Autre formalité obligatoire : la cession de bail doit obligatoirement être enregistrée, dans un délai d’un mois maximum après la signature, auprès de la recette des impôts du lieu de situation du local loué. Le cédant devra s’acquitter des droits d’enregistrement.
Côté cessionnaire, si la cession marque la fin de son activité, il devra faire radier sa société et procéder aux formalités nécessaires pour clôturer ses comptes.
Notez enfin que, contrairement à une cession de fonds de commerce, aucune publicité n’est obligatoire que ce soit au BODACC ou dans un journal d’annonces légales.
Et s’il est possible de prévoir un séquestre du prix, cela n’est pas obligatoire comme pour une cession de fonds de commerce, dans la mesure où il n’y a pas de période de solidarité fiscale entre cédant et cessionnaire.
En revanche, prévoir un séquestre sera fortement conseillé, notamment si le cédant a beaucoup de dettes et de créanciers inscrits (on veillera sur ce point à lever un état des nantissements et privilèges de la société du cédant au greffe du tribunal de commerce).

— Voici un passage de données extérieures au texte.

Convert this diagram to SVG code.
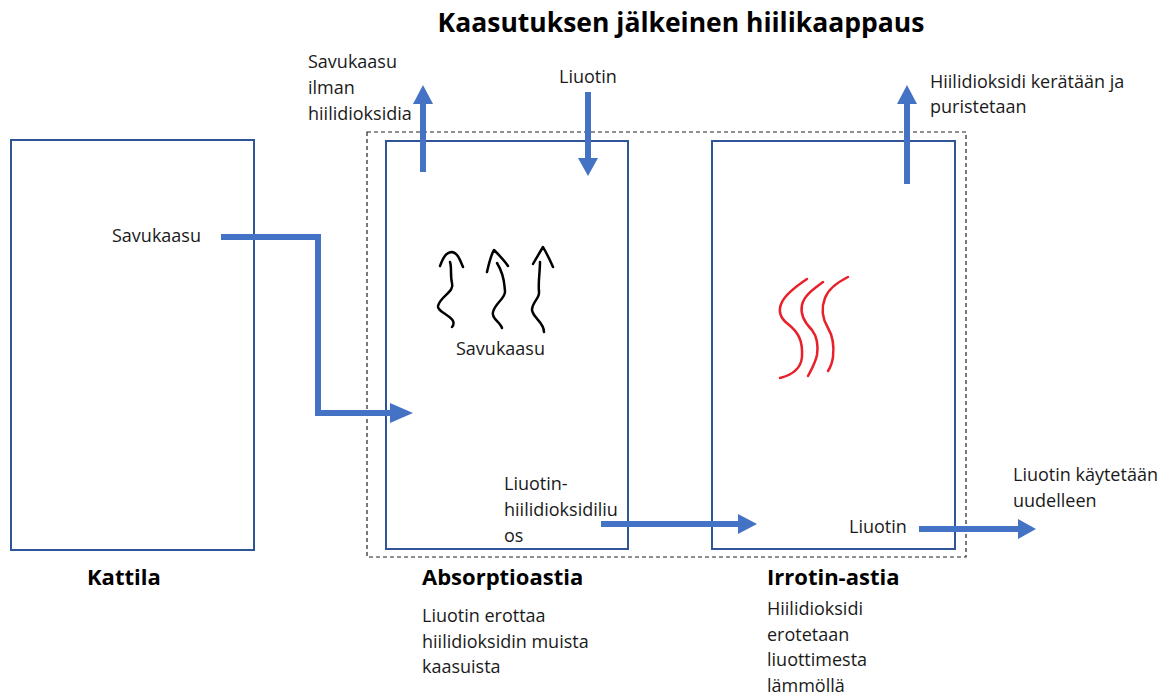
<svg xmlns="http://www.w3.org/2000/svg" width="1176" height="700" viewBox="0 0 1176 700">
<style>
.box{fill:none;stroke:#2F5597;stroke-width:2}
.flow{fill:none;stroke:#4472C4;stroke-width:6}
.head{fill:#4472C4}
.t{font-family:"Open Sans",Lato,"Liberation Sans",sans-serif;font-size:18px;fill:#1a1a1a}
.b{font-family:"Open Sans",Lato,"Liberation Sans",sans-serif;font-size:22px;font-weight:bold;fill:#000}
.sq{fill:none;stroke:#000;stroke-width:2.5;stroke-linecap:round;stroke-linejoin:round}
.rd{fill:none;stroke:#E8202A;stroke-width:2.5;stroke-linecap:round}
</style>
<rect width="1176" height="700" fill="#fff"/>
<text class="b" x="681" y="32" text-anchor="middle" style="font-size:26.5px">Kaasutuksen jälkeinen hiilikaappaus</text>

<g id="capture-unit">
<rect x="367" y="132" width="599" height="425" fill="none" stroke="#222" stroke-width="1.2" stroke-dasharray="4,3"/>
</g>

<g id="kattila">
<rect class="box" x="11" y="140" width="243" height="410"/>
<text class="t" x="112" y="242">Savukaasu</text>
<text class="b" x="87" y="585">Kattila</text>
</g>

<g id="absorptio">
<rect class="box" x="386" y="141" width="242" height="408"/>
<path class="sq" d="M452,327 C460,318 436,312 438,306 C440,296 455,292 452,283 C450,275 452,268 450,262"/>
<path class="sq" d="M440,266 C443,258 446,252 452,252 C458,253 460,260 463,267"/>
<path class="sq" d="M502,328 C500,322 491,318 493,312 C495,303 506,298 505,291 C504,284 505,276 497,263"/>
<path class="sq" d="M487,272 C489,263 491,255 494,250 C499,255 504,260 508,266"/>
<path class="sq" d="M544,332 C544,322 533,318 532,310 C532,302 540,298 539,292 C538,282 540,272 540,262"/>
<path class="sq" d="M533,264 C537,257 540,252 543,247 C547,254 550,260 553,267"/>
<text class="t" x="456" y="355">Savukaasu</text>
<text class="t" x="504" y="490">Liuotin-</text>
<text class="t" x="504" y="516">hiilidioksidiliu</text>
<text class="t" x="504" y="542">os</text>
<text class="b" x="422" y="585">Absorptioastia</text>
<text class="t" x="422" y="622">Liuotin erottaa</text>
<text class="t" x="422" y="648">hiilidioksidin muista</text>
<text class="t" x="422" y="673">kaasuista</text>
</g>

<g id="irrotin">
<rect class="box" x="712" y="141" width="243" height="408"/>
<path class="rd" d="M807,279 C798,285 786,294 782,302 C778,310 780,318 788,324 C798,332 803,340 802,357 C801,368 792,375 780,378"/>
<path class="rd" d="M823,282 C812,290 804,296 802,305 C800,314 804,322 812,330 C818,338 818,348 817,355 C815,364 811,370 808,376"/>
<path class="rd" d="M848,277 C838,282 828,290 825,298 C821,308 822,318 828,328 C834,338 834,348 833,357 C832,364 830,368 828,371"/>
<text class="t" x="849" y="533">Liuotin</text>
<text class="b" x="767" y="585">Irrotin-astia</text>
<text class="t" x="767" y="615">Hiilidioksidi</text>
<text class="t" x="767" y="641">erotetaan</text>
<text class="t" x="767" y="666">liuottimesta</text>
<text class="t" x="767" y="692">lämmöllä</text>
</g>

<g id="labels">
<text class="t" x="308" y="68">Savukaasu</text>
<text class="t" x="308" y="94">ilman</text>
<text class="t" x="308" y="120">hiilidioksidia</text>
<text class="t" x="559" y="83">Liuotin</text>
<text class="t" x="930" y="88">Hiilidioksidi kerätään ja</text>
<text class="t" x="930" y="113">puristetaan</text>
<text class="t" x="1013" y="481">Liuotin käytetään</text>
<text class="t" x="1013" y="507">uudelleen</text>
</g>

<g id="connectors">
<polyline class="flow" points="221,237 318,237 318,413 392,413"/>
<polygon class="head" points="390,403 413,413 390,423"/>
<line class="flow" x1="423" y1="172" x2="423" y2="102"/>
<polygon class="head" points="413,104 423,85 433,104"/>
<line class="flow" x1="588" y1="92" x2="588" y2="160"/>
<polygon class="head" points="578,158 588,176 598,158"/>
<line class="flow" x1="907" y1="184" x2="907" y2="102"/>
<polygon class="head" points="897,104 907,85 917,104"/>
<line class="flow" x1="601" y1="524" x2="740" y2="524"/>
<polygon class="head" points="738,514 757,524 738,534"/>
<line class="flow" x1="919" y1="529" x2="1020" y2="529"/>
<polygon class="head" points="1018,519 1036,529 1018,539"/>
</g>
</svg>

Attention à l’obligation de garantie du cédant à l’égard du cessionnaire
La grande majorité des baux commerciaux contient une clause de solidarité entre le cédant et le cessionnaire qui joue pour le paiement des loyers et charges, ainsi que l’exécution des obligations du bail.
Cette clause a pour effet de rendre le cédant codébiteur solidaire du cessionnaire à qui il cède le bail, vis-à-vis du bailleur. Le cédant sera donc tenu de payer les loyers et charges au lieu et place du cessionnaire si celui-ci faisait défaut vis-à-vis du bailleur.
La loi Pinel est venue encadrer la portée de cette garantie solidaire, désormais limitée à 3 ans maximum à compter de la cession du bail.
Notez qu’il est toujours possible de négocier avec le bailleur lors de la cession, pour circonscrire, voire supprimer, cette garantie. On pourra notamment proposer au bailleur des garanties alternatives, comme une garantie bancaire à première demande (GAPD), ou encore un cautionnement personnel.